Is accessing arrays out-of-bounds legal if what lies beyond those bounds is known in C? If not why not and how can this be worked around?

Take the following which works in GCC:

struct Int2 {
    int i[2];
};
struct Int4 {
    struct Int2 i2[2];
};
struct Int4 i4;
i4.i2[1].i[-1] = 10;
printf("%d\n", i4.i2[0].i[1]); // 10
static_assert(sizeof(struct Int4)==sizeof(int[4]), "sizeof(struct Int4)!=sizeof(int[4])");

However according a comment this is technically undefined behavior and not legal.

The rule that specifies pointer arithmetic, C 2018 6.5.6 8, defines it only for arithmetic within an array (including the end position one beyond the last element and treating a single object as an array of one element). This creates a "pointer provenance" property; if p[x] has behavior defined by the C standard, it can refer only to elements of an array p points to. Compilers may use this to reduce pointer arithmetic when optimizing, and this reduction may break code that attempts to use indexing outside the actual array.

If this comment is correct, this answers the first question: No. Which brings us to my actual questions:

If arrays use pointer arithmetic, then doing so would just generate a pointer to the out-of-bounds but known value. Could someone explain what could be going on behind the scenes that could prevent this from working, despite this working in practice on GCC?
Is there any way to 'circumvent' this undefined behavior? Some undefined behavior can be circumvented trivially, such as signed overflow, by casting to an unsigned type before performing. Similarly, assuming I only have access to a pointer to the second element of an i2 member, is there any way to access the first i2 member and/or the constituent int values without invoking undefined behavior?

Solution

Is accessing arrays out-of-bounds legal if what lies beyond those bounds is known in C?

I take you to mean evaluating an expression of the form array[i], where array is an expression having array value (prior to decay), and i is either negative or greater than or equal to the number of elements in the array. No, that is not "legal", by which I mean that the C language specification does not define the behavior. It does not matter what lies outside the bounds of the array, or whether that is known in some sense.

Why not

Because the language spec says so. Specifically, it says that array[i] is equivalent to *((array) + (i)), where array is, as usual, subject to decay to a pointer. And it says explicitly that the pointer addition (array) + (i) is defined only if i is between 0 and the number of elements in the array, but that dereferencing the result has undefined behavior if i is equal to the number of elements in the array.

But perhaps you are asking about rationale. The committee has not published an official rationale for those semantics, but it seems reasonable that they favored simpler rules with fewer exceptions. Additionally, they definitely avoid assuming an addressing model that supports "what lies beyond?" even being a sensible question.

and how can this be worked around?

Generally, don't rely on out-of-bounds array accesses.

If the knowledge you claim about what lies beyond an array is based on the array being part of another object, however, then you may be able to use information about the container type.
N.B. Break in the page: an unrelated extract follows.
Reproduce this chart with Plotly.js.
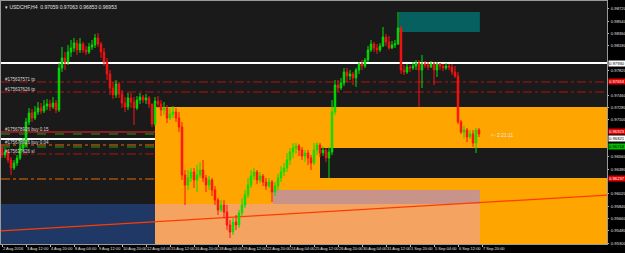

In your particular example, I would just change i4.i2[1].i[-1] to i4.i2[0].i[1]. Under other circumstances, you might be able to use pointer conversions to express the access you want relative to the container. In the worst case, you might need to perform a deeper refactoring to avoid out of bounds accesses.

If arrays use pointer arithmetic

They do.

then doing so would just generate a pointer to the out-of-bounds but known value.

Actually, yes, but that does not allow you to dereference the pointer. Perhaps that's inconsistent, but it's what the spec says.

Could someone explain what could be going on behind the scenes that could prevent this from working, despite this working in practice on GCC?

A compiler is permitted to assume that your code has well-defined behavior. It is permitted to do anything at all in the event of undefined behavior, whether it recognizes the UB or not. Compilers can and do leverage that to implement optimizations that are correct as long as all program behavior is defined, but that produce results different from what you might naively expect when the behavior is undefined. That you do not observe that in your particular example is not generalizable to other code or other compilers.

Is there any way to 'circumvent' this undefined behavior?

There are lots of ways. Some better, and some worse. Specifics depend on the situation.

assuming I only have access to a pointer to the second element of an i2 member, is there any way to access the first i2 member and/or the constituent int values without invoking undefined behavior?

The only way you could have access to the second element of one of your i2s without also having access to the first is if the access were through a pointer:

process_second_i2(struct Int2 *x2) {
    // ...
}

But given that this is a pointer to the second element of an array, it is valid use it to access the first element of the same array:

int x1_0 =  (x2 - 1)[0];

// or

int x1_1 =  x2[-1][1];

But that has UB if x2 does not after all point to the second or subsequent element of an array.

Side note: You previously claimed:

In this case, the union is not allowed to have any padding,

but the C language specification does not support that claim. The ABI of the machine you are compiling for will specify, and it might or might not support that claim. For example, it might specify that int is 4 bytes wide and all structure and union sizes are multiples of 16 bytes. In that case, your union Int2 would indeed contain padding, but your union Int4 would not contain any padding of its own.

Under other circumstances, union Int4 might contain padding.